As for quality indicators, NewCo2015 must have an average call completion rate of greater than 99 per cent, meaning less than 1 per cent of calls on its network are dropped.
Mr Burrows added that "the key" to NewCo2015's success was having the right supporting network infrastructure in place - an attribute Cable Bahamas already provides.
"The important thing is that the infrastructure we have has been proven over and over again," Mr Burrows explained.
"The infrastructure we built in the 1990s was able to carry cable TV, then broadband Internet, and then digital TV and undersea fibre connecting multiple islands, the US, fibre to multiple customers, and now we will be carrying mobile traffic on the same fibre.

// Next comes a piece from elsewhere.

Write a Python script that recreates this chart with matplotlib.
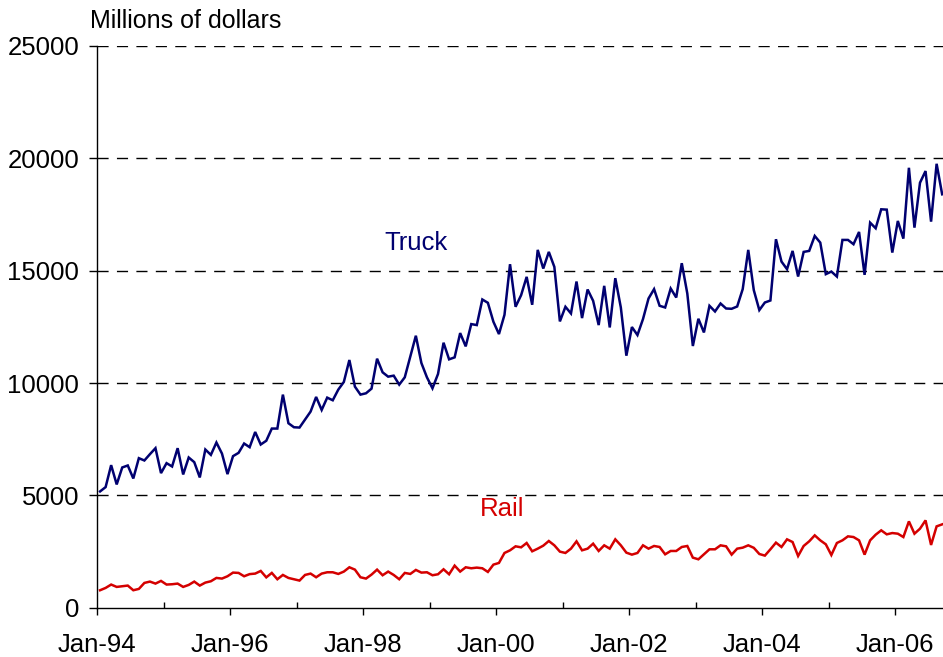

"What we've done is building that infrastructure first, and then carrying the product on top of that."
With the mobile liberalisation process now effectively completed, Cable Bahamas will be able to fully engage its shareholders, investors and the Bahamian public on its new growth opportunity, and what it means for both the company and themselves.
As previously revealed by Tribune Business, the company is planning to launch another $30 million preference share issue into the Bahamian capital markets imminently, in a bid to raise more financing for its expansion opportunities.
Franklyn Butler has been named as NewCo2015's chairman, with the Board featuring four representatives from Cable Bahamas and three from HoldingCo (the Government).
Mr Butler said in a statement: "We are delighted to be given this opportunity by the Government and the people of the Bahamas. NewCo is a venture established to bring something that is badly needed here in the Bahamas; choice within the mobile telecommunications market.
"Our clear goal is to deliver a next generation network, superior customer service and unbeatable value for smart phone devices, voice and data plans.
"This will be underpinned by a significant investment in world class technology and resources. Our intent is to provide an unparalleled cellular experience that the people of our nation will be proud of."